Well, god forbid there be a thread where someone didn't chime in to remind us all that lightning is powerful. As if one is foolish to install surge suppressors or something. Since seat belts don't do diddly if you slam into a bridge abutment at 75 MPH, I guess I won't bother wearing them anymore.

Saturday, June 18th 2011, 5:25pm

by Wet_Boots

All the suppressors in the world don't mean diddly when a ground strike nails a system's field wiring

Saturday, June 18th 2011, 4:15pm

by screaming

Well, for most strikes, a whole-house surge suppressor combined with a point-of-use surge suppressor will help. I do realize that they aren't absolutely effective. My area is under a severe thunderstorm warning as I type this (I'm shutting down very soon!), and before coming in I unplugged the controller. Unplugging is the best protection. Who knows, maybe the solenoids could still get fried but at least the controller will be OK... Unless it gets hit directly, which would almost be funny enough to make it worth it.

In other news, as I was out there unplugging the shiny new controller, I found that some bird saw fit to leave a nice turd right on top of it. I guess someone's not impressed with my handiwork.

Saturday, June 18th 2011, 3:27pm

by Mitchgo

Well there isn't too much that you can do when it comes to a nearby lightning strike on an irrigation system. The craziest I've seen is All the solenoids completely exploded and the controller exploded too

Saturday, June 18th 2011, 12:49pm

by screaming

Found the problem. It was the expansion modules--the things the zone wires plug into. I had reused the old ones because they only give you 2 expansion modules (model number TSM-02), but I needed 4. So I figured, "Duh, why not use all 4 of the old ones?" There was a voice in the back of my mind warning me about it at the time, but I had forgotten it.

Oh well.

The two new TSM-02 modules make all the zones work. Now I just need to get a couple more of them.

I guess weird things can happen when those modules get fried.

Lesson learned: GET WHOLE-HOUSE SURGE SUPPRESSION INSTALLED, AND PUT THE IRRIGATION CONTROLLER ON ITS OWN STANDALONE SURGE SUPPRESSOR!

Thanks for the replies.

Saturday, June 18th 2011, 9:14am

by Mitchgo

bust out a multimeter and start testing

Friday, June 17th 2011, 10:52pm

by screaming

I do have a rain sensor. I know the rain sensor is wired properly (and that nothing else is going where the sensor should be).

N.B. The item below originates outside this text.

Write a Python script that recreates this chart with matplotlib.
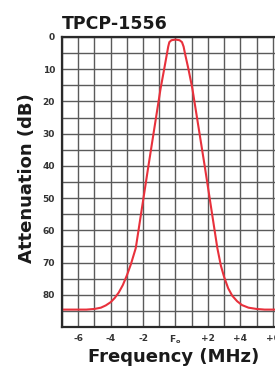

Obviously not 100% sure the controller isn't faulty, but it is brand new...

Friday, June 17th 2011, 10:02pm

by Mitchgo

Just making sure you have a Rain sensor and a Master Valve because you have those wired in....

To me- If you Plug in your controller and a zone kicks on as soon as you plug it in
It's either

1) You wired a common wire and zone wire wired into the Rain sensor ports- As this is a constant supply of 24 V -- this will kick on a zone.

2) The controller is faulty and is sending power out the the zones

Read through your manual

Friday, June 17th 2011, 7:12pm

by screaming

Sorry, didn't think the wiring would be relevant. FWIW, I was very careful to wire everything as it was before.